All of which makes the recent announcement by President Joe Biden’s press secretary that the Tubman $20 bill is back in action, a welcome relief. For Maryland, Ms. Tubman is a source of great pride. The Harriet Tubman Museum & Education Center on Race Street in Cambridge has already become a major regional tourist attraction with its exterior mural featuring Ms. Tubman, standing in local marshland, reaching out her hand as if to help the unseen viewer into her boat to escape persecution. And that’s not even Dorchester County’s only museum on the subject. There’s also the Harriet Tubman Underground Railroad Visitor Center a 20-minute drive away, in Church Creek. Visitors to either location are encouraged to take the Harriet Tubman Underground Railroad Byway, a self-driving tour that reveals the physical challenges the woman known as “Moses” faced.
Still, Eastern Shore tourism might be the least important of the consequences of the Tubman $20. Far more vital is the message it sends that this nation celebrates all people of great accomplishment, not just white males of power. She won’t be the first female face on U.S. paper currency (that distinction went to Pocahontas in a group portrait more than a century and a half ago), but she will be the first Black person. Let no one deny the importance of such symbolism. It’s one thing to have Susan B. Anthony or Sacagawea on a $1 coin, a numismatic curiosity that might have served the needs of vending machine operators but never caught on with the public. It’s another to be on the front of the $20 bill, even in the age of credit cards, Venmo apps and PayPal accounts.
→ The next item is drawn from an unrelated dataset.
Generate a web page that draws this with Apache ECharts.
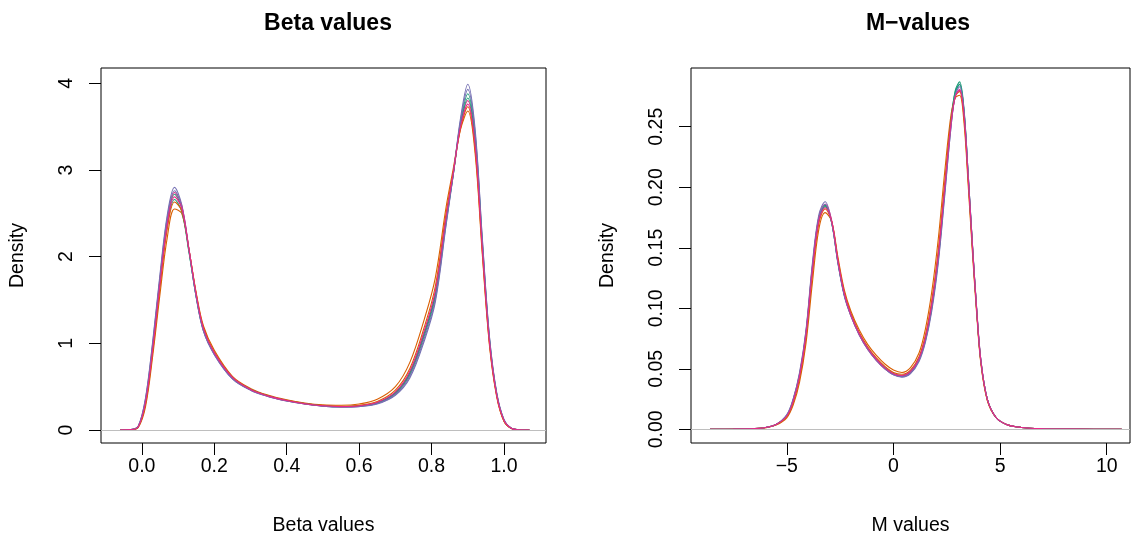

That Harriet Tubman is deserving on this honor was never seriously in doubt. Whether the Trump administration’s reluctance to follow through with the changeover reflected a cautious approach to public taste, a misplaced affection for President Jackson, outright racism, or perhaps some combination of all those things, is for others to determine. Let’s just say we have our suspicions freshly reinforced by that widely-seen photograph of a hard-core Trump supporter waving the Confederate flag in the hallways of the U.S. Capitol on Jan. 6. If there’s a better antidote to such an awful image than the hope that someday soon all those rioters will have pictures of Harriet Tubman neatly folded and tucked away in their wallets, we don’t know what it is.
One can only hope that the nation will be spared the sort of whining that certain political conservatives do when someone dares seek racial equity. Americans may recall that during the 2016 presidential campaign, Candidate Trump called the Tubman bill “pure political correctness.” But what’s the beef? She didn’t free enough slaves? She didn’t risk her life enough? It’s true she was no general, did not serve as president and was not wealthy. What she had was strength, determination and courage. Her presence of the $20 bill is not just a demonstration to Black Americans that they are equal and valued, it shows all Americans, regardless of race, gender, religion or creed, that character counts most of all.